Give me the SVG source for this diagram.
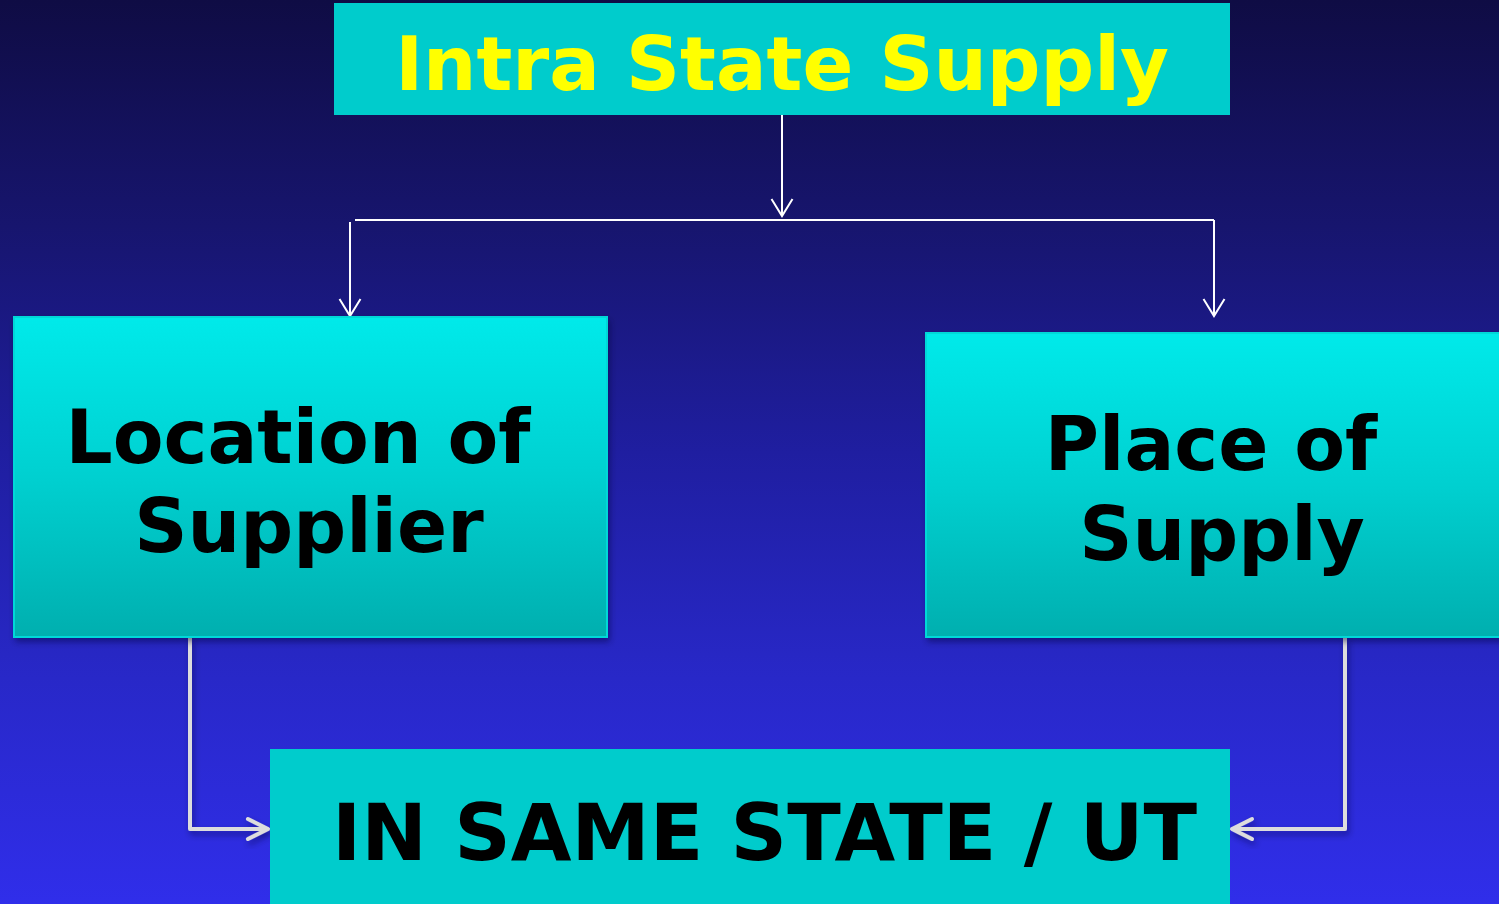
<svg xmlns="http://www.w3.org/2000/svg" width="1499" height="904" viewBox="0 0 1499 904">
  <defs>
    <linearGradient id="bg" x1="0" y1="0" x2="0" y2="1">
      <stop offset="0" stop-color="#0F0C44"/>
      <stop offset="0.25" stop-color="#17156E"/>
      <stop offset="0.5" stop-color="#1F1EA0"/>
      <stop offset="0.75" stop-color="#2828C8"/>
      <stop offset="1" stop-color="#302EEA"/>
    </linearGradient>
    <linearGradient id="boxFill" x1="0" y1="0" x2="0" y2="1">
      <stop offset="0" stop-color="#00EAEA"/>
      <stop offset="0.5" stop-color="#00D0D0"/>
      <stop offset="1" stop-color="#00AFAF"/>
    </linearGradient>
    <filter id="shadow" x="-5%" y="-5%" width="110%" height="115%">
      <feDropShadow dx="2" dy="4" stdDeviation="3" flood-color="#000030" flood-opacity="0.45"/>
    </filter>
    <!-- open arrowheads drawn along +x so orient="auto" follows the line -->
    <marker id="thinArrow" viewBox="0 0 24 24" refX="18" refY="12" markerWidth="24" markerHeight="24" markerUnits="userSpaceOnUse" orient="auto">
      <path d="M1 1.5 L18 12 L1 22.5" fill="none" stroke="#FFFFFF" stroke-width="2"/>
    </marker>
    <marker id="thickArrow" viewBox="0 0 28 28" refX="24" refY="14" markerWidth="28" markerHeight="28" markerUnits="userSpaceOnUse" orient="auto">
      <path d="M4 4 L24 14 L4 24" fill="none" stroke="#DDDDDD" stroke-width="4" stroke-linecap="round" stroke-linejoin="round"/>
    </marker>
  </defs>
  <style>
    .label { font-family: "DejaVu Sans", Verdana, sans-serif; font-weight: bold; }
    .title { fill: #FFFF00; font-size: 75px; }
    .dark { fill: #000000; font-size: 74px; }
    .big { font-size: 78.5px; }
    .thin { fill: none; stroke: #FFFFFF; stroke-width: 2; }
    .thick { fill: none; stroke: #DDDDDD; stroke-width: 4; stroke-linejoin: round; }
  </style>

  <rect x="0" y="0" width="1499" height="904" fill="url(#bg)"/>

  <g id="connectors">
    <line class="thin" x1="782" y1="115" x2="782" y2="216" marker-end="url(#thinArrow)"/>
    <line class="thin" x1="355" y1="220" x2="1214" y2="220"/>
    <line class="thin" x1="350" y1="222" x2="350" y2="316" marker-end="url(#thinArrow)"/>
    <line class="thin" x1="1214" y1="220" x2="1214" y2="316" marker-end="url(#thinArrow)"/>
    <g filter="url(#shadow)">
      <polyline class="thick" points="190,637 190,829 268,829" marker-end="url(#thickArrow)"/>
      <polyline class="thick" points="1345,637 1345,829 1232,829" marker-end="url(#thickArrow)"/>
    </g>
  </g>

  <g id="intra-state-supply">
    <rect x="334" y="3" width="896" height="112" fill="#00CCCC"/>
    <text class="label title" x="782" y="90" text-anchor="middle">Intra State Supply</text>
  </g>

  <g id="location-of-supplier">
    <rect x="14" y="317" width="593" height="320" fill="url(#boxFill)" stroke="#00D8D8" stroke-width="2" filter="url(#shadow)"/>
    <text class="label dark" x="298" y="463" text-anchor="middle">Location of</text>
    <text class="label dark" x="309" y="552" text-anchor="middle">Supplier</text>
  </g>

  <g id="place-of-supply">
    <rect x="926" y="333" width="580" height="304" fill="url(#boxFill)" stroke="#00D8D8" stroke-width="2" filter="url(#shadow)"/>
    <text class="label dark" x="1211" y="470" text-anchor="middle">Place of</text>
    <text class="label dark" x="1222" y="560" text-anchor="middle">Supply</text>
  </g>

  <g id="same-state-ut">
    <rect x="270" y="749" width="960" height="160" fill="#00CCCC"/>
    <text class="label dark big" x="332" y="860">IN SAME STATE / UT</text>
  </g>
</svg>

################

*GOAL:* All of the material above is to be copied exactly, except for its images.

*SOLUTION TO THE EXERCISE:*
Give me the SVG source for this diagram.
<svg xmlns="http://www.w3.org/2000/svg" width="1499" height="904" viewBox="0 0 1499 904">
  <defs>
    <linearGradient id="bg" x1="0" y1="0" x2="0" y2="1">
      <stop offset="0" stop-color="#0F0C44"/>
      <stop offset="0.25" stop-color="#17156E"/>
      <stop offset="0.5" stop-color="#1F1EA0"/>
      <stop offset="0.75" stop-color="#2828C8"/>
      <stop offset="1" stop-color="#302EEA"/>
    </linearGradient>
    <linearGradient id="boxFill" x1="0" y1="0" x2="0" y2="1">
      <stop offset="0" stop-color="#00EAEA"/>
      <stop offset="0.5" stop-color="#00D0D0"/>
      <stop offset="1" stop-color="#00AFAF"/>
    </linearGradient>
    <filter id="shadow" x="-5%" y="-5%" width="110%" height="115%">
      <feDropShadow dx="2" dy="4" stdDeviation="3" flood-color="#000030" flood-opacity="0.45"/>
    </filter>
    <!-- open arrowheads drawn along +x so orient="auto" follows the line -->
    <marker id="thinArrow" viewBox="0 0 24 24" refX="18" refY="12" markerWidth="24" markerHeight="24" markerUnits="userSpaceOnUse" orient="auto">
      <path d="M1 1.5 L18 12 L1 22.5" fill="none" stroke="#FFFFFF" stroke-width="2"/>
    </marker>
    <marker id="thickArrow" viewBox="0 0 28 28" refX="24" refY="14" markerWidth="28" markerHeight="28" markerUnits="userSpaceOnUse" orient="auto">
      <path d="M4 4 L24 14 L4 24" fill="none" stroke="#DDDDDD" stroke-width="4" stroke-linecap="round" stroke-linejoin="round"/>
    </marker>
  </defs>
  <style>
    .label { font-family: "DejaVu Sans", Verdana, sans-serif; font-weight: bold; }
    .title { fill: #FFFF00; font-size: 75px; }
    .dark { fill: #000000; font-size: 74px; }
    .big { font-size: 78.5px; }
    .thin { fill: none; stroke: #FFFFFF; stroke-width: 2; }
    .thick { fill: none; stroke: #DDDDDD; stroke-width: 4; stroke-linejoin: round; }
  </style>

  <rect x="0" y="0" width="1499" height="904" fill="url(#bg)"/>

  <g id="connectors">
    <line class="thin" x1="782" y1="115" x2="782" y2="216" marker-end="url(#thinArrow)"/>
    <line class="thin" x1="355" y1="220" x2="1214" y2="220"/>
    <line class="thin" x1="350" y1="222" x2="350" y2="316" marker-end="url(#thinArrow)"/>
    <line class="thin" x1="1214" y1="220" x2="1214" y2="316" marker-end="url(#thinArrow)"/>
    <g filter="url(#shadow)">
      <polyline class="thick" points="190,637 190,829 268,829" marker-end="url(#thickArrow)"/>
      <polyline class="thick" points="1345,637 1345,829 1232,829" marker-end="url(#thickArrow)"/>
    </g>
  </g>

  <g id="intra-state-supply">
    <rect x="334" y="3" width="896" height="112" fill="#00CCCC"/>
    <text class="label title" x="782" y="90" text-anchor="middle">Intra State Supply</text>
  </g>

  <g id="location-of-supplier">
    <rect x="14" y="317" width="593" height="320" fill="url(#boxFill)" stroke="#00D8D8" stroke-width="2" filter="url(#shadow)"/>
    <text class="label dark" x="298" y="463" text-anchor="middle">Location of</text>
    <text class="label dark" x="309" y="552" text-anchor="middle">Supplier</text>
  </g>

  <g id="place-of-supply">
    <rect x="926" y="333" width="580" height="304" fill="url(#boxFill)" stroke="#00D8D8" stroke-width="2" filter="url(#shadow)"/>
    <text class="label dark" x="1211" y="470" text-anchor="middle">Place of</text>
    <text class="label dark" x="1222" y="560" text-anchor="middle">Supply</text>
  </g>

  <g id="same-state-ut">
    <rect x="270" y="749" width="960" height="160" fill="#00CCCC"/>
    <text class="label dark big" x="332" y="860">IN SAME STATE / UT</text>
  </g>
</svg>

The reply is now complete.